Entries:
--------------------
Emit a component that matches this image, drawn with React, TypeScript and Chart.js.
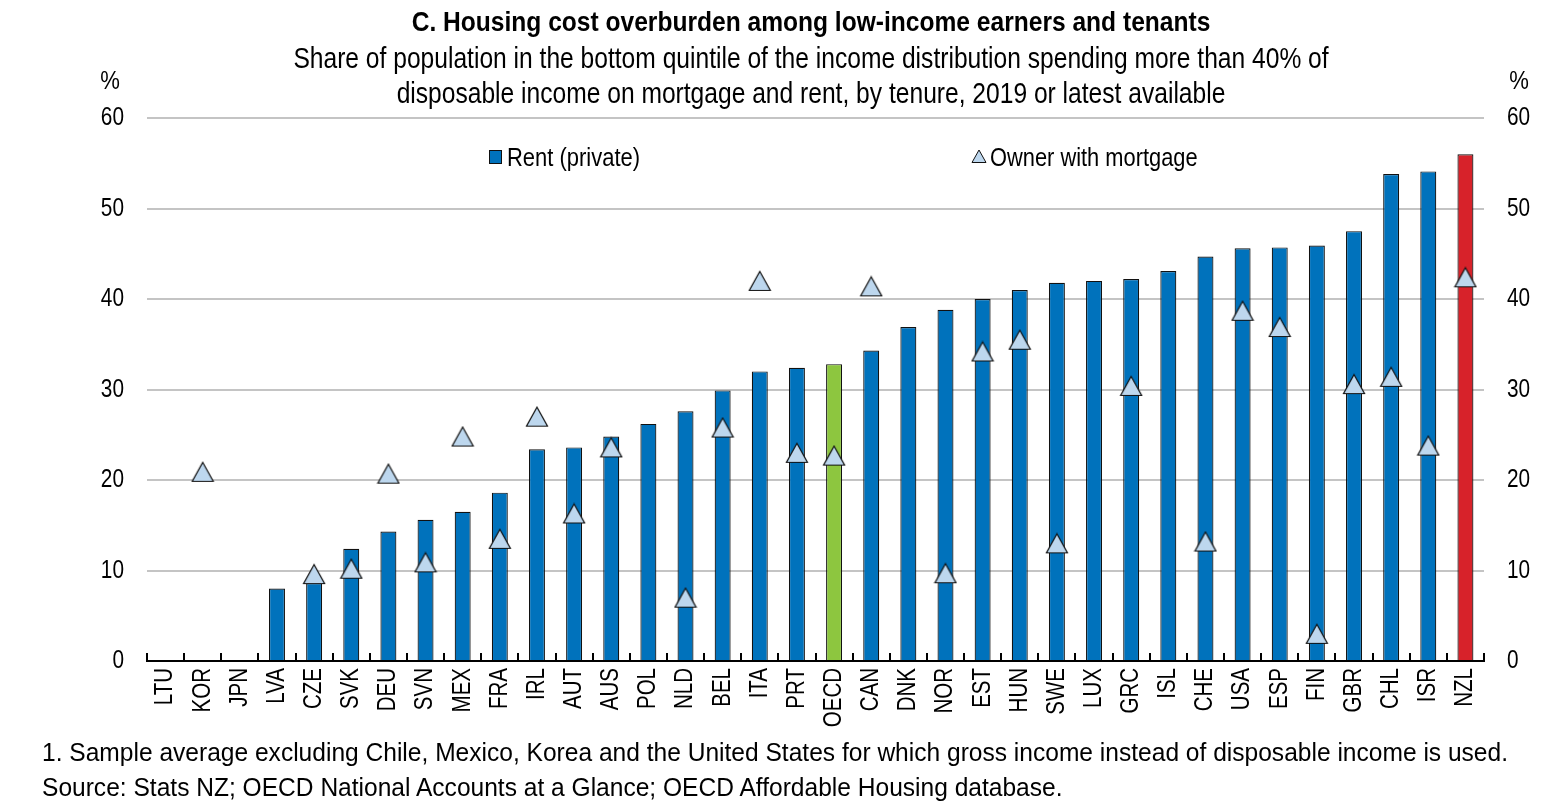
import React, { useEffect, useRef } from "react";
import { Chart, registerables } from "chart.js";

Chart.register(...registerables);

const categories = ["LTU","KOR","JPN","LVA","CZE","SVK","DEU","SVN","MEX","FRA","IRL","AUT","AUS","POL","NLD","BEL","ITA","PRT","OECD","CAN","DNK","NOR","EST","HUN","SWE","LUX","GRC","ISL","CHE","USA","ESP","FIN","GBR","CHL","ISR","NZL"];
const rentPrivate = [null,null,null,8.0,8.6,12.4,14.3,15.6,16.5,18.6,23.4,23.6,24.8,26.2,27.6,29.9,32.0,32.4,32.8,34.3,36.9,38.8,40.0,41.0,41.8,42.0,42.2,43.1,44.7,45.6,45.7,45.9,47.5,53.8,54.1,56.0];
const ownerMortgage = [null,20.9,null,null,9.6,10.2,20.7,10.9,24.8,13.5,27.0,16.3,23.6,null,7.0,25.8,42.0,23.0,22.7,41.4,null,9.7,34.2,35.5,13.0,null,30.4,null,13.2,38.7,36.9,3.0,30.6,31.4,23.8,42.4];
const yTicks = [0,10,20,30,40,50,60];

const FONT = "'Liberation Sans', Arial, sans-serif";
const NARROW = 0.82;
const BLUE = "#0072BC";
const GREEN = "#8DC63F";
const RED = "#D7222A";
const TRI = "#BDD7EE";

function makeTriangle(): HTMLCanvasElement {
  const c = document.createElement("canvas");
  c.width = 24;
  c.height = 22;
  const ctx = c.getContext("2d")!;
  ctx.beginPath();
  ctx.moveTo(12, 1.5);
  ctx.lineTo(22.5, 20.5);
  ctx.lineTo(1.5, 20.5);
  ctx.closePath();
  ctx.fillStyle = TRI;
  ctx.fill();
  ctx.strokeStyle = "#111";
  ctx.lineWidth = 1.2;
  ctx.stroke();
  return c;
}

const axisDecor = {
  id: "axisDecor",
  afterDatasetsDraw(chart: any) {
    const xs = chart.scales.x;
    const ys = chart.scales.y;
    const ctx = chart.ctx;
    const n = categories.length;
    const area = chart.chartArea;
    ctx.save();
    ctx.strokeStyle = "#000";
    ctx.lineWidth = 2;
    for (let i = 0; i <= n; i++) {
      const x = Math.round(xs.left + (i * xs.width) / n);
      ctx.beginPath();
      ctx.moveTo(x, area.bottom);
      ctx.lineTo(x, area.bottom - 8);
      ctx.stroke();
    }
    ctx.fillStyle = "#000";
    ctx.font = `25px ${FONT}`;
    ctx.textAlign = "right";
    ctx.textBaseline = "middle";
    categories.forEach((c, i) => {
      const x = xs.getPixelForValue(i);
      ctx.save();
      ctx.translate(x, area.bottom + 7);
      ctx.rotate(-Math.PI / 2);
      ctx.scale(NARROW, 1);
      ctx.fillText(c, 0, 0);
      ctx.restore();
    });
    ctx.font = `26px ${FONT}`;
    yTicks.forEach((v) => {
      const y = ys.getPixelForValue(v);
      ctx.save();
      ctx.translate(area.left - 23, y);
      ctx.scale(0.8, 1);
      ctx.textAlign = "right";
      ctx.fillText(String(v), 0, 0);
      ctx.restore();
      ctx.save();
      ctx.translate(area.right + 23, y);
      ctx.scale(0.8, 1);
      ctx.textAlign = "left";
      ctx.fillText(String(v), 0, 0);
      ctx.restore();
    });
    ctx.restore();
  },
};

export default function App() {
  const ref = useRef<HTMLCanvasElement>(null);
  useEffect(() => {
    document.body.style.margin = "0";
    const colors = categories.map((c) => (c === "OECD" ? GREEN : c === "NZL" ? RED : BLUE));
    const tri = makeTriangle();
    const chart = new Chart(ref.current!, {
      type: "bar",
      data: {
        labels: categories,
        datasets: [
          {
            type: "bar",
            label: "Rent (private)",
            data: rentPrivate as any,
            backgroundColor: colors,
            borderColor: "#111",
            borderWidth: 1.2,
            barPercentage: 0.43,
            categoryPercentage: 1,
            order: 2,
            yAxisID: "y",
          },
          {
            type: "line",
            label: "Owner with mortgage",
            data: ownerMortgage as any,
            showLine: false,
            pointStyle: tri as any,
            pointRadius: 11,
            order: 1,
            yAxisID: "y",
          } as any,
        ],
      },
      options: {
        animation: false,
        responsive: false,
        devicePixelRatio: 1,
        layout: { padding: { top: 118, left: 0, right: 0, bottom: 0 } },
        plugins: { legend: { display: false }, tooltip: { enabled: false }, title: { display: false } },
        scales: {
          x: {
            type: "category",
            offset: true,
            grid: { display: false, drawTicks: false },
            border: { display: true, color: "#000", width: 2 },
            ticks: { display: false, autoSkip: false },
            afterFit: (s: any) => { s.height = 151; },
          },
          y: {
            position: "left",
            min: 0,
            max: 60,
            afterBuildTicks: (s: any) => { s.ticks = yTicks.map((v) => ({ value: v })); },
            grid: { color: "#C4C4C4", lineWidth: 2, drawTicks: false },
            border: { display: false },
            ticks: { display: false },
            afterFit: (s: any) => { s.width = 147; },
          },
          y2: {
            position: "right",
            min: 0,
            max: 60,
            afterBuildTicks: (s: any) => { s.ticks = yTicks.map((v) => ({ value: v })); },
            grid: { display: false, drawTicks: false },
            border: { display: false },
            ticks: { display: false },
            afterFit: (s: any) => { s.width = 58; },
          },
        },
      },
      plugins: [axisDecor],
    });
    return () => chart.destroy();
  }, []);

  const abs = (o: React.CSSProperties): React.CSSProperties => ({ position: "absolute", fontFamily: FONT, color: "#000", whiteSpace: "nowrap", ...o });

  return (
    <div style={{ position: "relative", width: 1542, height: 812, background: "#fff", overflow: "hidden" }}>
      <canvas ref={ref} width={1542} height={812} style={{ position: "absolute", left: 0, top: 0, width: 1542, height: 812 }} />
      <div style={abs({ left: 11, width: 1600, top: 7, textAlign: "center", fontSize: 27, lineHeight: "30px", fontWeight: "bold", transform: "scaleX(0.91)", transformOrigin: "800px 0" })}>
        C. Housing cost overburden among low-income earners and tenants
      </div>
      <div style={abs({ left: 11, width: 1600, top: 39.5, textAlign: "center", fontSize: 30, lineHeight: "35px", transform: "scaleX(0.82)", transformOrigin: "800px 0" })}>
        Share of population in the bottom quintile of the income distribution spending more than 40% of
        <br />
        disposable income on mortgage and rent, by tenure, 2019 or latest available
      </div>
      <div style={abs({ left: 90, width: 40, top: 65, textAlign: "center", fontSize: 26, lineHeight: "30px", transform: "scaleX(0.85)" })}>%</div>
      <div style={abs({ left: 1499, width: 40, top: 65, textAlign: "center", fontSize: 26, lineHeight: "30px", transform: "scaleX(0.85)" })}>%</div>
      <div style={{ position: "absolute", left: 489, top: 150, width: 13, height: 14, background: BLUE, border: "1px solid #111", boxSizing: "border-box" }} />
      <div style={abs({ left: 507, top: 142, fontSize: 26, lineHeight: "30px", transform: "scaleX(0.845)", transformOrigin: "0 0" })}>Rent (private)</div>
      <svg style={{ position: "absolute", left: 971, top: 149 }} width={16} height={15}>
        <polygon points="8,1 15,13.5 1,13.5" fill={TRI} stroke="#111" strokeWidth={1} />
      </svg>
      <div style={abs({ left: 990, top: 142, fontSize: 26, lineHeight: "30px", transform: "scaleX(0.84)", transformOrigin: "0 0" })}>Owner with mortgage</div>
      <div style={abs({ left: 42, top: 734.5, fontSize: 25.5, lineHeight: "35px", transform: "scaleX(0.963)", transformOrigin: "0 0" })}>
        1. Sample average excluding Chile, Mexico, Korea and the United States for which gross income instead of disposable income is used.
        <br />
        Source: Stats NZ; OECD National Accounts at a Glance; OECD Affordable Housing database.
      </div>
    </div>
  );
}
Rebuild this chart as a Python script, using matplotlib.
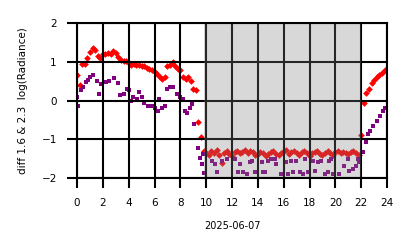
--------------------
What you will do: Give again, word for word, every line from the top of the data above to the line holding "const yTicks = [0,10,20,30,40,50,60];", inclusive, with the pictures left out.

Exercise response:
Emit a component that matches this image, drawn with React, TypeScript and Chart.js.
import React, { useEffect, useRef } from "react";
import { Chart, registerables } from "chart.js";

Chart.register(...registerables);

const categories = ["LTU","KOR","JPN","LVA","CZE","SVK","DEU","SVN","MEX","FRA","IRL","AUT","AUS","POL","NLD","BEL","ITA","PRT","OECD","CAN","DNK","NOR","EST","HUN","SWE","LUX","GRC","ISL","CHE","USA","ESP","FIN","GBR","CHL","ISR","NZL"];
const rentPrivate = [null,null,null,8.0,8.6,12.4,14.3,15.6,16.5,18.6,23.4,23.6,24.8,26.2,27.6,29.9,32.0,32.4,32.8,34.3,36.9,38.8,40.0,41.0,41.8,42.0,42.2,43.1,44.7,45.6,45.7,45.9,47.5,53.8,54.1,56.0];
const ownerMortgage = [null,20.9,null,null,9.6,10.2,20.7,10.9,24.8,13.5,27.0,16.3,23.6,null,7.0,25.8,42.0,23.0,22.7,41.4,null,9.7,34.2,35.5,13.0,null,30.4,null,13.2,38.7,36.9,3.0,30.6,31.4,23.8,42.4];
const yTicks = [0,10,20,30,40,50,60];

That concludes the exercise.